## Data provided
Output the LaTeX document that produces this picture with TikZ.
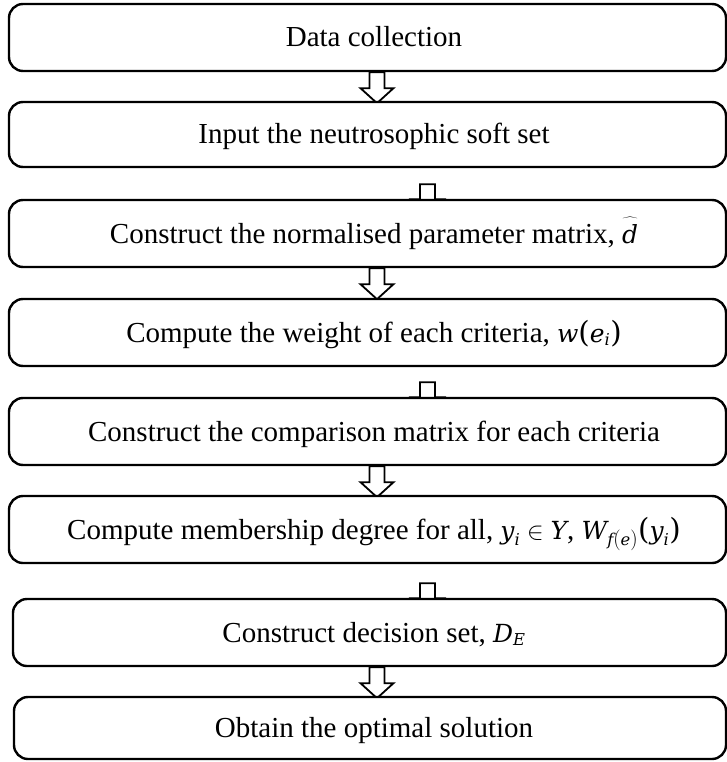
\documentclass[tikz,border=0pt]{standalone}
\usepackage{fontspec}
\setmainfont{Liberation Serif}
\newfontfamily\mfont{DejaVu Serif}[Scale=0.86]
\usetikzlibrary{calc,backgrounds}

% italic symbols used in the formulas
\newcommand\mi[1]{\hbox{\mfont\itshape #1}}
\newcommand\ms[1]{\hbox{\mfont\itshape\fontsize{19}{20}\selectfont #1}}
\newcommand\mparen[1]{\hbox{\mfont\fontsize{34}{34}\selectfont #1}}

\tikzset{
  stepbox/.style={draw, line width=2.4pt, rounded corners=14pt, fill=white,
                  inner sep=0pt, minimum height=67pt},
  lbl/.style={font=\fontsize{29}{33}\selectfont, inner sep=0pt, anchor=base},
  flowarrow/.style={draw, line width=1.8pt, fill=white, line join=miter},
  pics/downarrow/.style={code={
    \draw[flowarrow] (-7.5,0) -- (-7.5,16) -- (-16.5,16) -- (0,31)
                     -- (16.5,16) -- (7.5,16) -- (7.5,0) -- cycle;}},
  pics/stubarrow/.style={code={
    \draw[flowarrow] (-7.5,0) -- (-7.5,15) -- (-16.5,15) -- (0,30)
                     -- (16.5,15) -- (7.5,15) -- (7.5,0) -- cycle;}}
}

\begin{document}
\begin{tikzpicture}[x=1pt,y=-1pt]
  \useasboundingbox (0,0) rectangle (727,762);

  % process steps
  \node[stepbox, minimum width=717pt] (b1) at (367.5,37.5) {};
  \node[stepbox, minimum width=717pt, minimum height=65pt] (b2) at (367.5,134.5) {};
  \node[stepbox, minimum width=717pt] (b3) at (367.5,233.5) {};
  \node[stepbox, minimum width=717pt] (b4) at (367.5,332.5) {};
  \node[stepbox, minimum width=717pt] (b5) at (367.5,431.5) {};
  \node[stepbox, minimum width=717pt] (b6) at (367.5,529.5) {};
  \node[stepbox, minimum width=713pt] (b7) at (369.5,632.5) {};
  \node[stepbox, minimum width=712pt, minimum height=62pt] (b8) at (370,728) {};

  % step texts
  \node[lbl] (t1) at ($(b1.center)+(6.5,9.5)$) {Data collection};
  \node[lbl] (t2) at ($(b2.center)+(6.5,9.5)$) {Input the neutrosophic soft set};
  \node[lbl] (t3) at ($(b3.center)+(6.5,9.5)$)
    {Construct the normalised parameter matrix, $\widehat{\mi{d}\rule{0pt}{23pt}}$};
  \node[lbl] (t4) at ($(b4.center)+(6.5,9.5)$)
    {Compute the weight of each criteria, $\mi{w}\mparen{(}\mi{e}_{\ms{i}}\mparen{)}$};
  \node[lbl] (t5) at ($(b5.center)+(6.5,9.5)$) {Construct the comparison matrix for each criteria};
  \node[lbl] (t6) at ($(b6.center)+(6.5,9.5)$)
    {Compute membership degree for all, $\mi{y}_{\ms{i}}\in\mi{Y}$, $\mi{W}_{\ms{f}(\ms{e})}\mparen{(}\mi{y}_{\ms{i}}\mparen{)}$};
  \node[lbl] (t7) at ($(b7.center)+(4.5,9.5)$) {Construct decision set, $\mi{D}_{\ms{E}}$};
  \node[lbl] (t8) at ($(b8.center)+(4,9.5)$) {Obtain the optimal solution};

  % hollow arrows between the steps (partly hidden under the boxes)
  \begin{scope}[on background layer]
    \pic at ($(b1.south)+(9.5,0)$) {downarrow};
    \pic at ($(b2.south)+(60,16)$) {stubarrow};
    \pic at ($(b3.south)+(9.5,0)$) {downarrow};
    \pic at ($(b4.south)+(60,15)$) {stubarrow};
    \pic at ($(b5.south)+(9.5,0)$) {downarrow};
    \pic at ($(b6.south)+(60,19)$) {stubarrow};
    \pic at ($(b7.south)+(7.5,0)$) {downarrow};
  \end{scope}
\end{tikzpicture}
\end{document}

## Exercise
Go through the listing above and quote it exactly, apart from its images.

## Exercise solution
Output the LaTeX document that produces this picture with TikZ.
\documentclass[tikz,border=0pt]{standalone}
\usepackage{fontspec}
\setmainfont{Liberation Serif}
\newfontfamily\mfont{DejaVu Serif}[Scale=0.86]
\usetikzlibrary{calc,backgrounds}

% italic symbols used in the formulas
\newcommand\mi[1]{\hbox{\mfont\itshape #1}}
\newcommand\ms[1]{\hbox{\mfont\itshape\fontsize{19}{20}\selectfont #1}}
\newcommand\mparen[1]{\hbox{\mfont\fontsize{34}{34}\selectfont #1}}

\tikzset{
  stepbox/.style={draw, line width=2.4pt, rounded corners=14pt, fill=white,
                  inner sep=0pt, minimum height=67pt},
  lbl/.style={font=\fontsize{29}{33}\selectfont, inner sep=0pt, anchor=base},
  flowarrow/.style={draw, line width=1.8pt, fill=white, line join=miter},
  pics/downarrow/.style={code={
    \draw[flowarrow] (-7.5,0) -- (-7.5,16) -- (-16.5,16) -- (0,31)
                     -- (16.5,16) -- (7.5,16) -- (7.5,0) -- cycle;}},
  pics/stubarrow/.style={code={
    \draw[flowarrow] (-7.5,0) -- (-7.5,15) -- (-16.5,15) -- (0,30)
                     -- (16.5,15) -- (7.5,15) -- (7.5,0) -- cycle;}}
}

\begin{document}
\begin{tikzpicture}[x=1pt,y=-1pt]
  \useasboundingbox (0,0) rectangle (727,762);

  % process steps
  \node[stepbox, minimum width=717pt] (b1) at (367.5,37.5) {};
  \node[stepbox, minimum width=717pt, minimum height=65pt] (b2) at (367.5,134.5) {};
  \node[stepbox, minimum width=717pt] (b3) at (367.5,233.5) {};
  \node[stepbox, minimum width=717pt] (b4) at (367.5,332.5) {};
  \node[stepbox, minimum width=717pt] (b5) at (367.5,431.5) {};
  \node[stepbox, minimum width=717pt] (b6) at (367.5,529.5) {};
  \node[stepbox, minimum width=713pt] (b7) at (369.5,632.5) {};
  \node[stepbox, minimum width=712pt, minimum height=62pt] (b8) at (370,728) {};

  % step texts
  \node[lbl] (t1) at ($(b1.center)+(6.5,9.5)$) {Data collection};
  \node[lbl] (t2) at ($(b2.center)+(6.5,9.5)$) {Input the neutrosophic soft set};
  \node[lbl] (t3) at ($(b3.center)+(6.5,9.5)$)
    {Construct the normalised parameter matrix, $\widehat{\mi{d}\rule{0pt}{23pt}}$};
  \node[lbl] (t4) at ($(b4.center)+(6.5,9.5)$)
    {Compute the weight of each criteria, $\mi{w}\mparen{(}\mi{e}_{\ms{i}}\mparen{)}$};
  \node[lbl] (t5) at ($(b5.center)+(6.5,9.5)$) {Construct the comparison matrix for each criteria};
  \node[lbl] (t6) at ($(b6.center)+(6.5,9.5)$)
    {Compute membership degree for all, $\mi{y}_{\ms{i}}\in\mi{Y}$, $\mi{W}_{\ms{f}(\ms{e})}\mparen{(}\mi{y}_{\ms{i}}\mparen{)}$};
  \node[lbl] (t7) at ($(b7.center)+(4.5,9.5)$) {Construct decision set, $\mi{D}_{\ms{E}}$};
  \node[lbl] (t8) at ($(b8.center)+(4,9.5)$) {Obtain the optimal solution};

  % hollow arrows between the steps (partly hidden under the boxes)
  \begin{scope}[on background layer]
    \pic at ($(b1.south)+(9.5,0)$) {downarrow};
    \pic at ($(b2.south)+(60,16)$) {stubarrow};
    \pic at ($(b3.south)+(9.5,0)$) {downarrow};
    \pic at ($(b4.south)+(60,15)$) {stubarrow};
    \pic at ($(b5.south)+(9.5,0)$) {downarrow};
    \pic at ($(b6.south)+(60,19)$) {stubarrow};
    \pic at ($(b7.south)+(7.5,0)$) {downarrow};
  \end{scope}
\end{tikzpicture}
\end{document}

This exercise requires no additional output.